Carmel, IN – Former Vice President Mike Pence has decided he is going to run for the GOP nomination for President in hopes of becoming the 47th President of the United States of America. After pandering to the 45th President for over four years, which ended in his followers chanting “hang Mike Pence,” he has decided his best course of action is to again cozy up to the same Christo-fascists who called for his head during the January 6th riots.
But he is not going alone. On July 18, Pence announced that he is bringing on former television star, Gary the Housefly, as his running mate.
“Mike and I have been through a lot,” admitted Gary. “During those tumultuous times, having to listen to a woman put Mike in his place, I was there. I clung to him like a fly on shit.”
We were unable to reach the former vice president, but a spokesperson for his office had this to say.
“Mike has made the decision to bring Gary on for a number of reasons, the biggest being that he will appeal to a certain red-hatted crowd. We need to win back these folks if we are ever going to instill our principles. Gary, being the common housefly that he is, will really speak to these people and we should see a decent surge in the polls.”

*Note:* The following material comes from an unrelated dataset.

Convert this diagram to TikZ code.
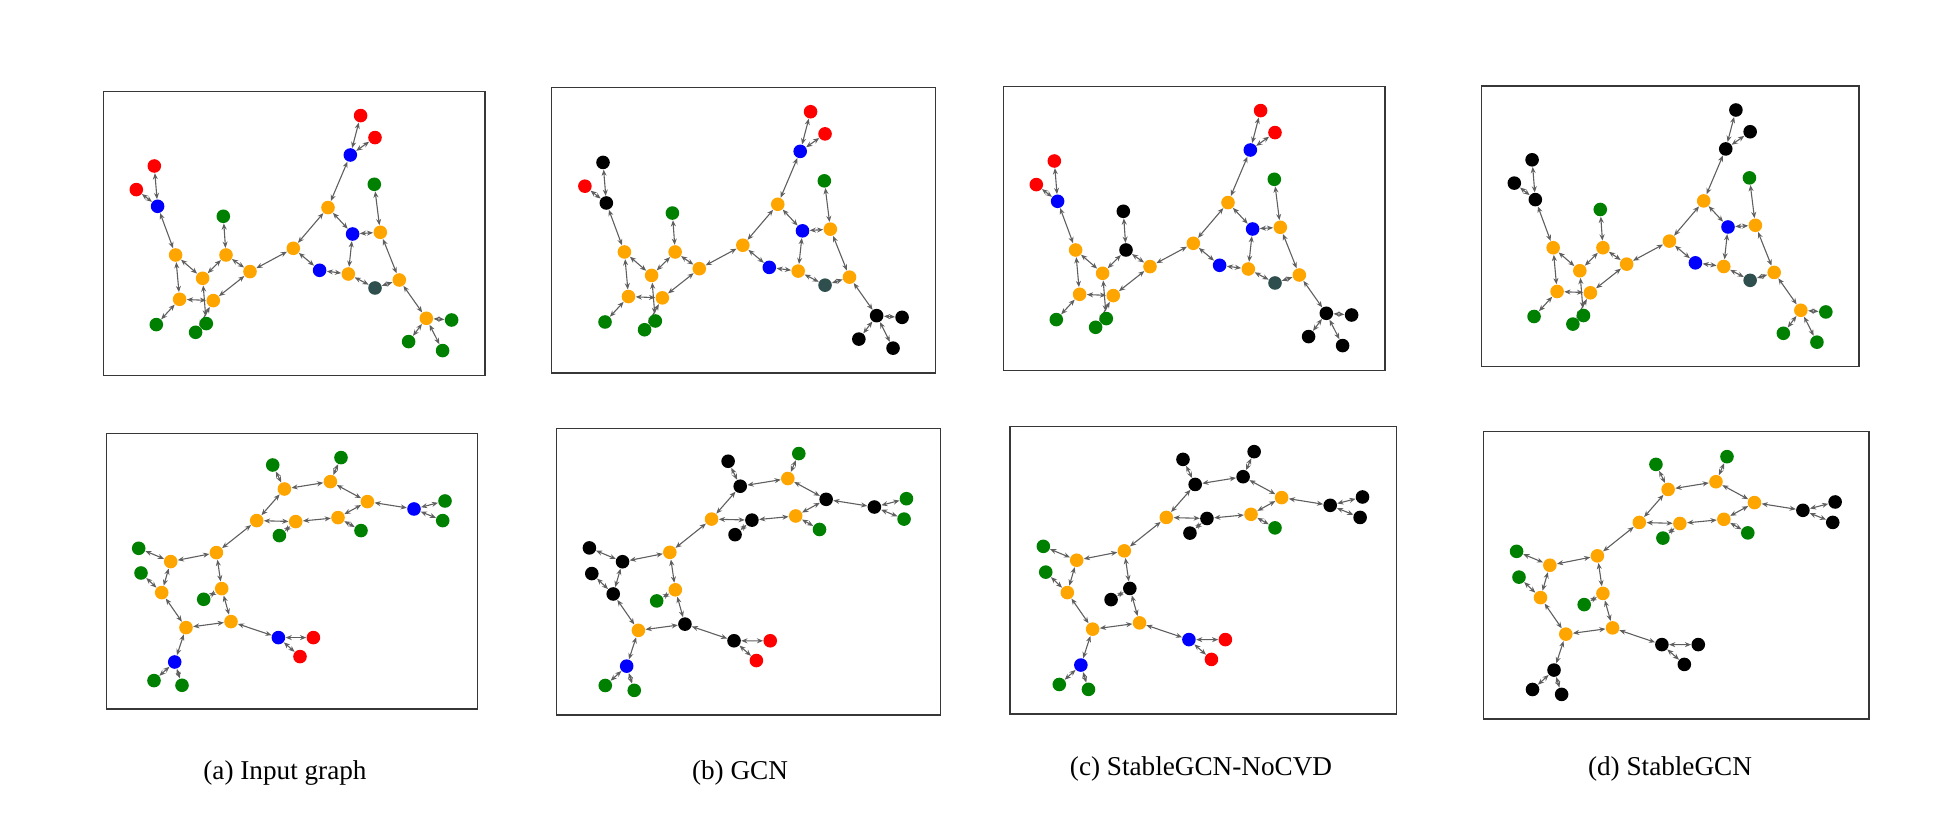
\documentclass[tikz,border=0pt]{standalone}
\usepackage{fontspec}
\setmainfont{Liberation Serif}
\usetikzlibrary{arrows.meta}
\pgfdeclarelayer{edgelayer}
\pgfsetlayers{edgelayer,main}
\definecolor{cOr}{RGB}{255,165,0}
\definecolor{cGr}{RGB}{0,128,0}
\definecolor{cBl}{RGB}{0,0,255}
\definecolor{cRd}{RGB}{255,0,0}
\definecolor{cSl}{RGB}{47,79,79}
\definecolor{cEd}{RGB}{95,95,95}
\definecolor{cFr}{RGB}{55,55,55}
\tikzset{
  nd/.style={circle,inner sep=0pt,minimum size=6.8pt,draw=none},
  ed/.style={draw=cEd,line width=0.55pt,{Stealth[length=3.1pt,width=2.5pt]}-{Stealth[length=3.1pt,width=2.5pt]}},
  frm/.style={draw=cFr,line width=0.7pt},
  captxt/.style={font=\fontsize{13.6}{16}\selectfont,anchor=base,inner sep=0pt},
  fO/.style={fill=cOr}, fG/.style={fill=cGr}, fB/.style={fill=cBl},
  fR/.style={fill=cRd}, fK/.style={fill=black}, fS/.style={fill=cSl},
  tR1/.style=fR, tR2/.style=fR, tR3/.style=fR, tR4/.style=fR,
  tB1/.style=fB, tB2/.style=fB, tB3/.style=fB, tB4/.style=fB,
  tD1/.style=fS,
  tO1/.style=fO, tO2/.style=fO, tO3/.style=fO, tO4/.style=fO, tO5/.style=fO, tO6/.style=fO,
  tO7/.style=fO, tO8/.style=fO, tO9/.style=fO, tO10/.style=fO, tO11/.style=fO, tO12/.style=fO,
  tG1/.style=fG, tG2/.style=fG, tG3/.style=fG, tG4/.style=fG, tG5/.style=fG, tG6/.style=fG,
  tG7/.style=fG, tG8/.style=fG,
  uGa/.style=fG, uGb/.style=fG, uGc/.style=fG, uGd/.style=fG, uGe/.style=fG, uGf/.style=fG,
  uGg/.style=fG, uGh/.style=fG, uGi/.style=fG, uGj/.style=fG, uGk/.style=fG,
  uOa/.style=fO, uOb/.style=fO, uOc/.style=fO, uOd/.style=fO, uOe/.style=fO, uOf/.style=fO,
  uOg/.style=fO, uOh/.style=fO, uOi/.style=fO, uOj/.style=fO, uOk/.style=fO, uOl/.style=fO,
  uBa/.style=fB, uBb/.style=fB, uBc/.style=fB, uRa/.style=fR, uRb/.style=fR
}
\newcommand{\GN}[3]{\node[nd,#1#2] (\pfx#2) at (#3) {};}
\newcommand{\TopGraph}[1]{%
  \def\pfx{#1}%
  \GN{t}{R1}{51.0,74.7}
  \GN{t}{R2}{33.0,98.3}
  \GN{t}{B1}{54.3,115.0}
  \GN{t}{O1}{72.3,163.7}
  \GN{t}{G1}{120.0,125.0}
  \GN{t}{O2}{122.7,163.7}
  \GN{t}{O3}{99.3,187.0}
  \GN{t}{O4}{146.7,180.3}
  \GN{t}{O5}{76.3,208.0}
  \GN{t}{O6}{110.0,209.3}
  \GN{t}{G2}{53.0,233.3}
  \GN{t}{G4}{92.3,241.0}
  \GN{t}{G3}{103.0,232.3}
  \GN{t}{O7}{190.0,157.0}
  \GN{t}{O8}{224.7,116.3}
  \GN{t}{B2}{216.3,179.0}
  \GN{t}{B3}{249.3,142.7}
  \GN{t}{O9}{245.0,182.7}
  \GN{t}{D1}{271.7,196.7}
  \GN{t}{O10}{277.0,141.0}
  \GN{t}{G5}{271.0,93.0}
  \GN{t}{O11}{296.0,188.7}
  \GN{t}{O12}{323.0,227.0}
  \GN{t}{G6}{348.3,228.7}
  \GN{t}{G7}{305.3,250.3}
  \GN{t}{G8}{339.3,259.3}
  \GN{t}{B4}{247.0,63.7}
  \GN{t}{R3}{257.3,24.3}
  \GN{t}{R4}{271.7,46.3}
  \begin{pgfonlayer}{edgelayer}
  \foreach \a/\b in {R1/B1,R2/B1,B1/O1,O1/O3,O1/O5,O3/O2,O2/G1,O2/O4,O4/O6,O5/O6,O5/G2,O3/G3,O6/G4,
    O4/O7,O7/O8,O7/B2,O8/B3,O8/B4,B4/R3,B4/R4,B3/O10,B3/O9,B2/O9,O9/D1,D1/O11,O10/O11,O10/G5,
    O11/O12,O12/G6,O12/G7,O12/G8}{\draw[ed] (\pfx\a) -- (\pfx\b);}
  \end{pgfonlayer}
}
\newcommand{\BotGraph}[1]{%
  \def\pfx{#1}%
  \GN{u}{Ga}{166,31.7}
  \GN{u}{Oa}{177.7,55.7}
  \GN{u}{Ob}{223.7,48.3}
  \GN{u}{Gb}{234.3,24.3}
  \GN{u}{Oc}{260.7,68.3}
  \GN{u}{Ba}{307.3,75.7}
  \GN{u}{Gc}{338.3,67.7}
  \GN{u}{Gd}{336,87.3}
  \GN{u}{Od}{231.3,84.3}
  \GN{u}{Ge}{254.3,97.3}
  \GN{u}{Gf}{172.7,102.3}
  \GN{u}{Oe}{189,88.3}
  \GN{u}{Of}{150,87.3}
  \GN{u}{Og}{109.7,119.3}
  \GN{u}{Oh}{64,128.3}
  \GN{u}{Gg}{32,115}
  \GN{u}{Gh}{34.3,139.7}
  \GN{u}{Oi}{55,159.3}
  \GN{u}{Oj}{115,155.3}
  \GN{u}{Gi}{97,166}
  \GN{u}{Ok}{79.3,194.3}
  \GN{u}{Ol}{124.3,188.3}
  \GN{u}{Bb}{171.7,204.3}
  \GN{u}{Ra}{206.7,204.3}
  \GN{u}{Rb}{193.3,223.3}
  \GN{u}{Bc}{68,228.7}
  \GN{u}{Gj}{47.3,247.3}
  \GN{u}{Gk}{75.3,252}
  \begin{pgfonlayer}{edgelayer}
  \foreach \a/\b in {Ga/Oa,Oa/Ob,Ob/Gb,Ob/Oc,Oc/Ba,Ba/Gc,Ba/Gd,Oc/Od,Od/Ge,Od/Oe,Oe/Gf,Oe/Of,Of/Oa,
    Of/Og,Og/Oh,Oh/Gg,Oh/Oi,Oi/Gh,Og/Oj,Oj/Gi,Oj/Ol,Oi/Ok,Ok/Ol,Ol/Bb,Bb/Ra,Bb/Rb,Ok/Bc,Bc/Gj,Bc/Gk}
    {\draw[ed] (\pfx\a) -- (\pfx\b);}
  \end{pgfonlayer}
}
\begin{document}
\begin{tikzpicture}[x=0.5pt,y=-0.5pt]
\useasboundingbox (0,0) rectangle (1960,838);
% ---------- top row ----------
\begin{scope}[shift={(103.3,91.3)}]
  \draw[frm] (0,0) rectangle (381.7,284);
  \TopGraph{ta}
\end{scope}
\begin{scope}[shift={(551.7,87.3)},scale=1.006,
  tR1/.style=fK, tB1/.style=fK, tO12/.style=fK, tG6/.style=fK, tG7/.style=fK, tG8/.style=fK]
  \draw[frm] (0,0) rectangle (381.7,284);
  \TopGraph{tb}
\end{scope}
\begin{scope}[shift={(1003.3,86.3)},
  tG1/.style=fK, tO2/.style=fK, tO12/.style=fK, tG6/.style=fK, tG7/.style=fK, tG8/.style=fK]
  \draw[frm] (0,0) rectangle (381.7,284);
  \TopGraph{tc}
\end{scope}
\begin{scope}[shift={(1481.7,86)},scale=0.988,
  tR1/.style=fK, tR2/.style=fK, tB1/.style=fK, tB4/.style=fK, tR3/.style=fK, tR4/.style=fK]
  \draw[frm] (0,0) rectangle (381.7,284);
  \TopGraph{td}
\end{scope}
% ---------- bottom row ----------
\begin{scope}[shift={(106.7,433.3)}]
  \draw[frm] (0,0) rectangle (371,275.7);
  \BotGraph{ba}
\end{scope}
\begin{scope}[shift={(556.3,428.3)},xscale=1.035,yscale=1.040,
  uGa/.style=fK, uOa/.style=fK, uOc/.style=fK, uBa/.style=fK, uOe/.style=fK, uGf/.style=fK,
  uOh/.style=fK, uGg/.style=fK, uGh/.style=fK, uOi/.style=fK, uOl/.style=fK, uBb/.style=fK]
  \draw[frm] (0,0) rectangle (371,275.7);
  \BotGraph{bb}
\end{scope}
\begin{scope}[shift={(1010,426.3)},xscale=1.042,yscale=1.044,
  uGa/.style=fK, uOa/.style=fK, uOb/.style=fK, uGb/.style=fK, uBa/.style=fK, uGc/.style=fK,
  uGd/.style=fK, uOe/.style=fK, uGf/.style=fK, uOj/.style=fK, uGi/.style=fK]
  \draw[frm] (0,0) rectangle (371,275.7);
  \BotGraph{bc}
\end{scope}
\begin{scope}[shift={(1483.3,431.3)},xscale=1.040,yscale=1.044,
  uBa/.style=fK, uGc/.style=fK, uGd/.style=fK, uBb/.style=fK, uRa/.style=fK, uRb/.style=fK,
  uBc/.style=fK, uGj/.style=fK, uGk/.style=fK]
  \draw[frm] (0,0) rectangle (371,275.7);
  \BotGraph{bd}
\end{scope}
% ---------- captions ----------
\node[captxt] (capa) at (285,779.5) {(a) Input graph};
\node[captxt] (capb) at (740,779.5) {(b) GCN};
\node[captxt] (capc) at (1201,775.5) {(c) StableGCN-NoCVD};
\node[captxt] (capd) at (1670,775.5) {(d) StableGCN};
\end{tikzpicture}
\end{document}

Currently, Pence is 7th in early polling for GOP nominee, behind Donald Trump, Ron DeSantis, the My Pillow Guy, Dr. Oz, Herschel Walker, Rudy Giuliani, and former disgraced cartoon character, Pepé Le Pew. So, while it is a long shot for Pence to win, stranger things have happened. This is the United States, after all, where if we’ve learned anything, it’s that bullshit generally rises to the top.